Думаю, что утрата связи европейца со своей основной природой и была причиной высказывания Ницше «Бог умер». И когда Антоний Сурожский говорил, что у человека есть один-единственный грех – утрата контакта с собственной глубиной, – он имел в виду то же самое. Бог умирает для меня, когда я начинаю жить вокруг своего ложного «я» – эго, и воскресает, когда я выхожу из него, вырываюсь из его цепких объятий. И Сын Человеческий на кресте продемонстрировал невероятную возможность любви оставаться любовью – в любых обстоятельствах: покинутости, предательстве, невыносимой боли, униженности, оболганности, мучительной и позорной смерти. Он был верен любви, бесконечному. Она пришла оттуда и стала центром его жизни. А в мире бытового сознания это – преступление. И оно привело его на Крест. И он принял этот крест, неся любовь, как чашу с водой, не расплескав из нее ни капли. Невероятно. Это хорошо выглядит на иконах, но в собственной жизни сопряжено с мукой преодоления эго, всей его болтовни, всех его страхов, приоритетов, всего этого безумия, с которым я так долго себя отождествлял, вместо того, чтобы попытаться отождествлять себя с Божественной природой, с его Сознанием, его Хэсед, милосердием-любовью. Крест – это отождествление с любовью – вопреки всему, вопреки не только смерти – она бывает избавлением, а вопреки аду, который не хочет кончаться.

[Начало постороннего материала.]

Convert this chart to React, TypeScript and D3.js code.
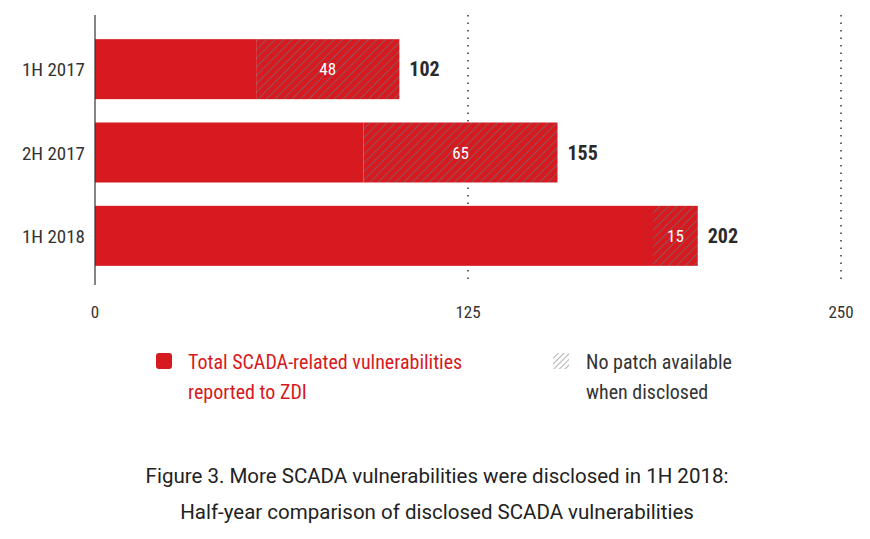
import React from "react";
import * as d3 from "d3";

const categories = ["1H 2017", "2H 2017", "1H 2018"];
const totals = [102, 155, 202];
const noPatch = [48, 65, 15];
const ticks = [0, 125, 250];

const RED = "#d71920";
const FONT = "'Liberation Sans Narrow', 'Roboto Condensed', Roboto, sans-serif";

export default function App() {
  const x = d3.scaleLinear().domain([0, 250]).range([95, 841]);
  const y = d3.scaleBand().domain(categories).range([35, 270]).paddingInner(0.28).paddingOuter(0.05);
  return (
    <svg width={870} height={539} style={{ position: "absolute", left: 0, top: 0, background: "#fff" }}>
      <defs>
        <pattern id="hatch" width={6} height={6} patternUnits="userSpaceOnUse" patternTransform="rotate(45)">
          <rect width={6} height={6} fill={RED} />
          <line x1={0} y1={0} x2={0} y2={6} stroke="#6e6e72" strokeWidth={1.4} />
        </pattern>
        <pattern id="hatchL" width={4} height={4} patternUnits="userSpaceOnUse" patternTransform="rotate(45)">
          <rect width={4} height={4} fill="#fff" />
          <line x1={0} y1={0} x2={0} y2={4} stroke="#888" strokeWidth={1.3} />
        </pattern>
      </defs>
      {ticks.slice(1).map((t) => (
        <line key={t} x1={x(t)} x2={x(t)} y1={15} y2={285} stroke="#333" strokeWidth={1.5} strokeDasharray="1.5,6" />
      ))}
      {categories.map((c, i) => {
        const y0 = y(c)!;
        const h = y.bandwidth();
        const hs = totals[i] - noPatch[i];
        return (
          <g key={c}>
            <rect x={x(0)} y={y0} width={x(hs) - x(0)} height={h} fill={RED} />
            <rect x={x(hs)} y={y0} width={x(totals[i]) - x(hs)} height={h} fill="url(#hatch)" />
            <text x={(x(hs) + x(totals[i])) / 2} y={y0 + h / 2 + 6} textAnchor="middle" fill="#fff" fontFamily={FONT} fontSize={17}>{noPatch[i]}</text>
            <text x={x(totals[i]) + 10} y={y0 + h / 2 + 7} fill="#2a2a2a" fontFamily={FONT} fontSize={20} fontWeight="bold">{totals[i]}</text>
            <text x={85} y={y0 + h / 2 + 7} textAnchor="end" fill="#333" fontFamily={FONT} fontSize={19}>{c}</text>
          </g>
        );
      })}
      <line x1={95} x2={95} y1={15} y2={285} stroke="#333" strokeWidth={1.2} />
      {ticks.map((t) => (
        <text key={t} x={x(t)} y={318} textAnchor="middle" fill="#333" fontFamily={FONT} fontSize={17}>{t}</text>
      ))}
      <rect x={156} y={353} width={16} height={16} rx={3} fill={RED} />
      <text x={188} y={369} fill={RED} fontFamily={FONT} fontSize={20}>Total SCADA-related vulnerabilities</text>
      <text x={188} y={399} fill={RED} fontFamily={FONT} fontSize={20}>reported to ZDI</text>
      <rect x={553} y={353} width={16} height={16} fill="url(#hatchL)" />
      <text x={586} y={369} fill="#333" fontFamily={FONT} fontSize={20}>No patch available</text>
      <text x={586} y={399} fill="#333" fontFamily={FONT} fontSize={20}>when disclosed</text>
      <text x={437} y={483} textAnchor="middle" fill="#222" fontFamily="Roboto, 'Liberation Sans', sans-serif" fontSize={20.5}>Figure 3. More SCADA vulnerabilities were disclosed in 1H 2018:</text>
      <text x={437} y={519} textAnchor="middle" fill="#222" fontFamily="Roboto, 'Liberation Sans', sans-serif" fontSize={20.5}>Half-year comparison of disclosed SCADA vulnerabilities</text>
    </svg>
  );
}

Сидишь, смотришь фильм, которого давно ждал по телевидению – звонок. Звонит человек, и с ним надо поговорить – не поболтать, а поговорить. Можно, конечно, не брать трубку, перезвонить попозже, досмотреть фильм, но понимаешь, что ему нужна помощь, и… выключаешь экран и говоришь: «Привет! Как дела?»
Я начинал постижение отказа от эго с этих простых вещей. Путь в тысячу миль начинается с первого шага.
Суть новизны была не в словах, а в том, из какого источника (позже я стал называть этот источник «домом» высказывания) эти слова шли. Именно «дом» слов делал их непохожими на точно такие же слова. Здесь явно нарушался закон тождества, «я люблю тебя» оказывалось не равным «я люблю тебя». В одном случае это были слова, во втором – чудо. В дальнейшем эта прививка помогла мне увидеть ловушку понятия «текст» и формального метода не только в литературоведении, но и в самой литературе. Литература «текста» – это плохая литература. Это литература для университетских филологов, и только.